Anthropic may avoid saying the dumb things OpenAI says, but do not mistake that for being a better company/product. Amodei is still out to eliminate all jobs and has a history of being just as self-serving as Altman.

troi@techhub.social · 21 hours ago

@idriss Seems predictable to me. Programmers on the left or middle of some distribution identifying “good” programmers or engineers will use AI and be comfortable having completed some task. Those on the right of the distribution may or may not use AI but will insist on understanding what has been created.

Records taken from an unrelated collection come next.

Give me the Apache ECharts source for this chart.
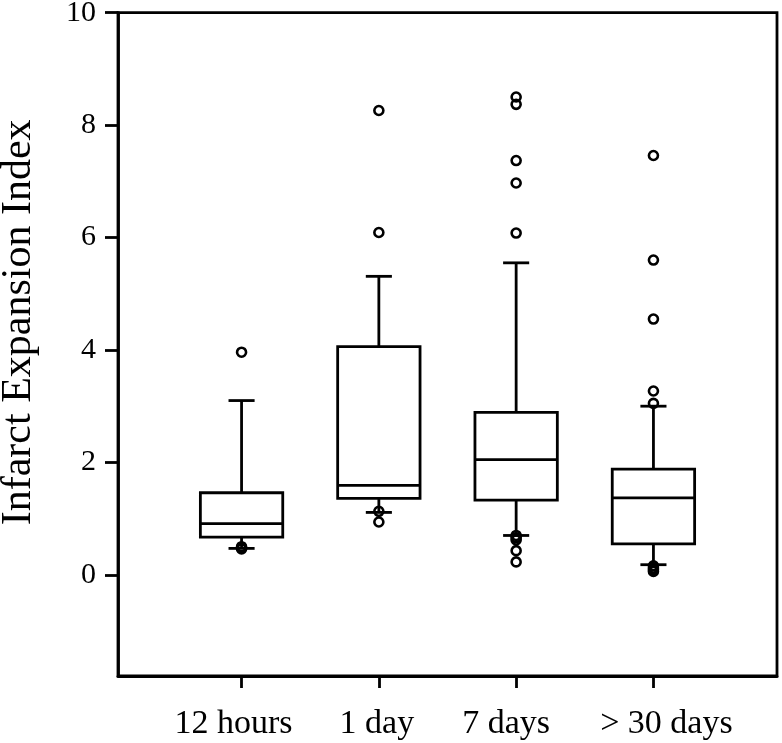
<!DOCTYPE html>
<html>
<head>
<meta charset="utf-8">
<script src="https://cdn.jsdelivr.net/npm/echarts@6/dist/echarts.min.js"></script>
<style>
html,body{margin:0;padding:0;background:#fff;}
#chart{width:782px;height:743px;}
</style>
</head>
<body>
<div id="chart"></div>
<script>
// ---- data ----
const categories = ['12 hours', '1 day', '7 days', '> 30 days'];
const whiskerLow  = [0.47, 1.11, 0.70, 0.18];
const q1          = [0.67, 1.36, 1.33, 0.55];
const medians     = [0.91, 1.59, 2.05, 1.37];
const q3          = [1.46, 4.06, 2.89, 1.88];
const whiskerHigh = [3.10, 5.31, 5.55, 3.00];
const outliers12h  = [3.96, 0.50, 0.48, 0.46];
const outliers1d   = [8.26, 6.09, 1.13, 0.94];
const outliers7d   = [8.50, 8.37, 7.37, 6.97, 6.08, 0.70, 0.66, 0.62, 0.43, 0.23];
const outliers30d  = [7.46, 5.60, 4.55, 3.27, 3.05, 0.16, 0.12, 0.09, 0.06];
const yTicks = [0, 2, 4, 6, 8, 10];
const catTicks = [0, 1, 2, 3];

// ---- build ----
const boxData = categories.map((c, i) => [i, whiskerLow[i], q1[i], medians[i], q3[i], whiskerHigh[i]]);
const outlierSets = [outliers12h, outliers1d, outliers7d, outliers30d];
const outlierData = [];
outlierSets.forEach((arr, i) => arr.forEach(v => outlierData.push([i, v])));

const FONT = "'Liberation Serif', 'Times New Roman', serif";
const LW = 2.8;
const labelStyle = { fontFamily: FONT, fontSize: 34, color: '#000' };
const rich = {
  c0: Object.assign({ padding: [0, 16, 0, 0] }, labelStyle),
  c1: Object.assign({ padding: [0, 4, 0, 0] }, labelStyle),
  c2: Object.assign({ padding: [0, 20, 0, 0] }, labelStyle),
  c3: Object.assign({ padding: [0, 0, 0, 26] }, labelStyle)
};

function renderBox(params, api) {
  const x = api.value(0);
  const pMin = api.coord([x, api.value(1)]);
  const pQ1 = api.coord([x, api.value(2)]);
  const pMed = api.coord([x, api.value(3)]);
  const pQ3 = api.coord([x, api.value(4)]);
  const pMax = api.coord([x, api.value(5)]);
  const half = api.size([0.6, 0])[0] / 2;
  const cap = api.size([0.19, 0])[0] / 2;
  const cx = pMed[0];
  const st = { stroke: '#000', lineWidth: LW, fill: null };
  return {
    type: 'group',
    children: [
      { type: 'line', shape: { x1: cx, y1: pQ3[1], x2: cx, y2: pMax[1] }, style: st },
      { type: 'line', shape: { x1: cx - cap, y1: pMax[1], x2: cx + cap, y2: pMax[1] }, style: st },
      { type: 'line', shape: { x1: cx, y1: pQ1[1], x2: cx, y2: pMin[1] }, style: st },
      { type: 'line', shape: { x1: cx - cap, y1: pMin[1], x2: cx + cap, y2: pMin[1] }, style: st },
      { type: 'rect', shape: { x: cx - half, y: pQ3[1], width: 2 * half, height: pQ1[1] - pQ3[1] },
        style: { stroke: '#000', lineWidth: LW, fill: '#fff' } },
      { type: 'line', shape: { x1: cx - half, y1: pMed[1], x2: cx + half, y2: pMed[1] }, style: st }
    ]
  };
}

const chart = echarts.init(document.getElementById('chart'), null, { renderer: 'canvas' });
chart.setOption({
  backgroundColor: '#fff',
  animation: false,
  grid: {
    left: 118, right: 5, top: 12.7, bottom: 67,
    outerBoundsMode: 'none', containLabel: false,
    show: true, borderColor: '#000', borderWidth: LW, backgroundColor: 'transparent'
  },
  xAxis: {
    type: 'value', min: -0.9, max: 3.9,
    splitLine: { show: false },
    axisLine: { show: true, onZero: false, lineStyle: { color: '#000', width: LW } },
    axisTick: { show: true, customValues: catTicks, length: 12, lineStyle: { color: '#000', width: LW } },
    axisLabel: Object.assign({
      customValues: catTicks,
      formatter: v => { const i = Math.round(v); return '{c' + i + '|' + categories[i] + '}'; },
      margin: 31,
      rich: rich
    }, labelStyle)
  },
  yAxis: {
    type: 'value', min: -1.8, max: 10,
    splitLine: { show: false },
    axisLine: { show: true, onZero: false, lineStyle: { color: '#000', width: LW } },
    axisTick: { show: true, customValues: yTicks, length: 13, lineStyle: { color: '#000', width: LW } },
    axisLabel: { customValues: yTicks, fontFamily: FONT, fontSize: 30, color: '#000', margin: 22 },
    name: 'Infarct Expansion Index',
    nameLocation: 'middle',
    nameGap: 78,
    nameTextStyle: { fontFamily: FONT, fontSize: 42, color: '#000', padding: [0, 0, 0, 44] }
  },
  series: [
    {
      type: 'custom',
      renderItem: renderBox,
      data: boxData,
      encode: { x: 0, y: [1, 2, 3, 4, 5] },
      z: 2
    },
    {
      type: 'scatter',
      data: outlierData,
      symbol: 'circle',
      symbolSize: 9,
      itemStyle: { color: 'rgba(0,0,0,0)', borderColor: '#000', borderWidth: 2.6, opacity: 1 },
      z: 3
    }
  ]
});
</script>
</body>
</html>
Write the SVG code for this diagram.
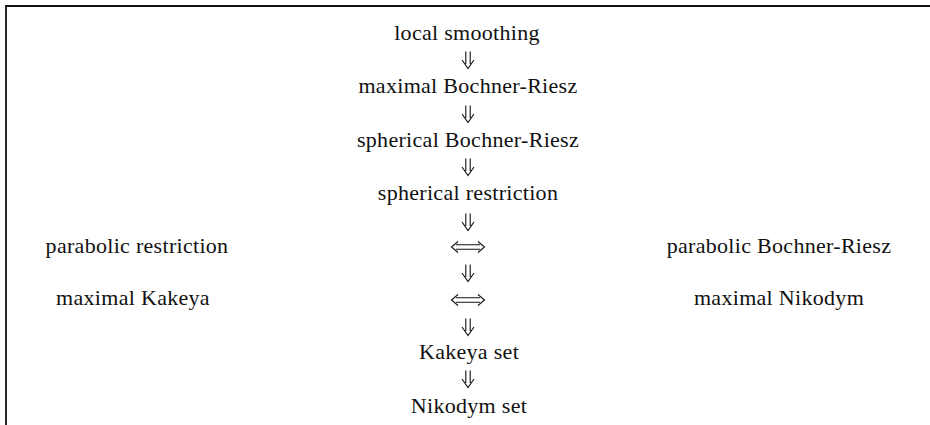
<svg xmlns="http://www.w3.org/2000/svg" width="930" height="425" viewBox="0 0 930 425">
<style>
  .t { font-family: "Liberation Serif", "Times New Roman", serif; font-size: 22px; fill: #111; text-anchor: middle; letter-spacing: 0.3px; }
  .frame { fill: none; stroke: #111; stroke-width: 1.8; }
  .arr { fill: none; stroke: #111; stroke-width: 1.1; stroke-linejoin: miter; }
</style>
<defs>
  <g id="down">
    <path d="M-2.2,-8.5 V4 M2.2,-8.5 V4 M-6,0 L0,8.5 L6,0"/>
  </g>
  <g id="iff">
    <path d="M-12,-2.2 H12 M-12,2.2 H12 M-10,-5.5 L-16.5,0 L-10,5.5 M10,-5.5 L16.5,0 L10,5.5"/>
  </g>
</defs>
<rect width="930" height="425" fill="#fff"/>
<path class="frame" d="M6,425 V6 H930"/>

<g id="local-smoothing"><text class="t" x="467" y="40">local smoothing</text></g>
<g id="maximal-bochner-riesz"><text class="t" x="468" y="93">maximal Bochner-Riesz</text></g>
<g id="spherical-bochner-riesz"><text class="t" x="468" y="147">spherical Bochner-Riesz</text></g>
<g id="spherical-restriction"><text class="t" x="468" y="200">spherical restriction</text></g>
<g id="parabolic-restriction"><text class="t" x="137" y="253">parabolic restriction</text></g>
<g id="parabolic-bochner-riesz"><text class="t" x="779" y="253">parabolic Bochner-Riesz</text></g>
<g id="maximal-kakeya"><text class="t" x="133" y="305">maximal Kakeya</text></g>
<g id="maximal-nikodym"><text class="t" x="779" y="305">maximal Nikodym</text></g>
<g id="kakeya-set"><text class="t" x="469" y="359">Kakeya set</text></g>
<g id="nikodym-set"><text class="t" x="469" y="413">Nikodym set</text></g>

<g id="connectors" class="arr">
  <use href="#down" x="468" y="60"/>
  <use href="#down" x="468" y="114"/>
  <use href="#down" x="468" y="167"/>
  <use href="#down" x="468" y="222"/>
  <use href="#iff" x="468" y="247"/>
  <use href="#down" x="468" y="273"/>
  <use href="#iff" x="468" y="300"/>
  <use href="#down" x="468" y="327"/>
  <use href="#down" x="468" y="379"/>
</g>
</svg>
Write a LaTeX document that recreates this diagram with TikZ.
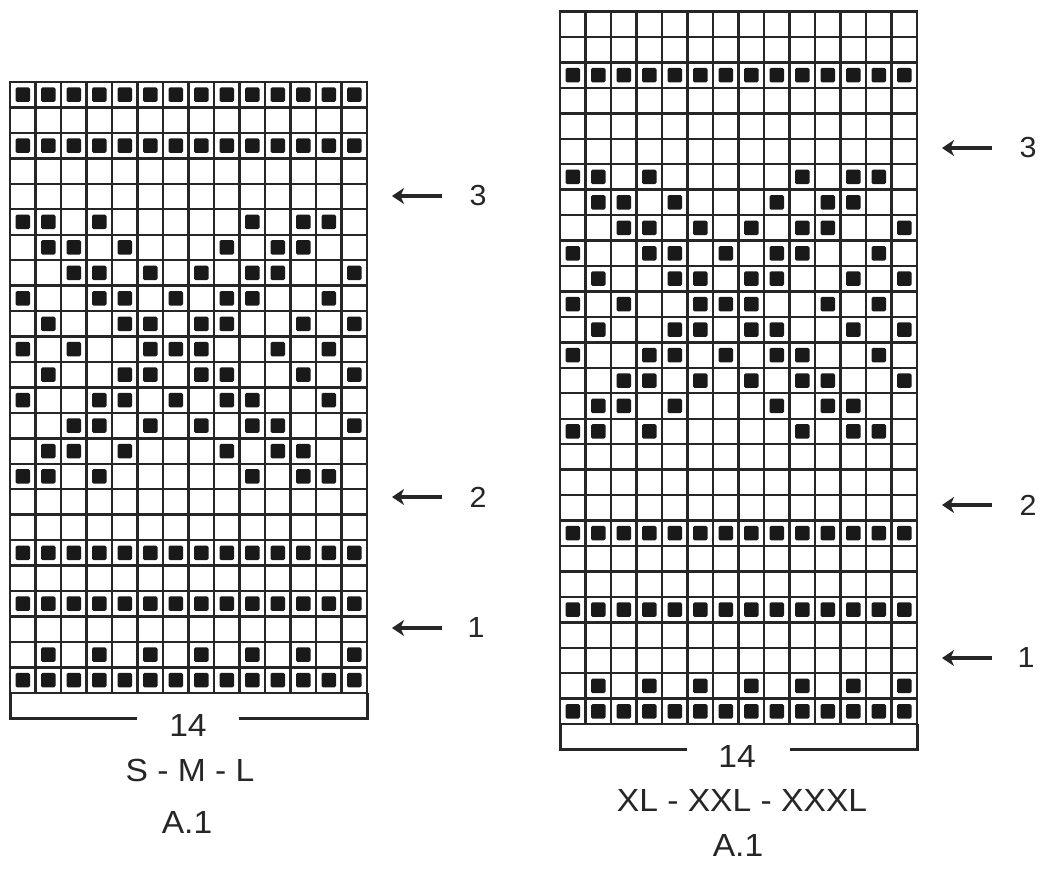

Now, an interesting question for me unrelated to the post is “what would be a good metric to identify
really good programmers?”

idriss@lemmy.ml · 4 hours ago

@[email protected] tbh I could see people who are considered good programmers in one place but not in another place (just prompting to get things done with minimum effort & reserving the effort for something else). Probably it comes back to interest & care, how much the person is interested in iterating over their solution & architecture + learning things regardless of seniority level to achieve a higher level goal (simpler design for example rather than stopping when it works). Maybe that could be an indication of a good programmer?

troi@techhub.social · 1 hour ago

@idriss makes sense. The 80-20 rule might apply here. A good programmer knows where to spend their time. I’ve been kicking this around with an old boss and we don’t have any firm ideas. A metric should be quantifiable, but your interest & care gets into self actualization. Maybe a version of Maslow’s hierarchy of needs for software developers?

I am also thinking the word “good” was a bad choice. It’s too subjective and has a negative implication for anyone to the left side of the bell curve. Competent programmers are a thing and I suspect they actually keep most things running smoothly.

I wish I had my old copy of Weinberg’s _The Psychology of Computer Programming_. It’s been decades since I read it so I don’t recall if it addressed this sort of question, but it might suggest something.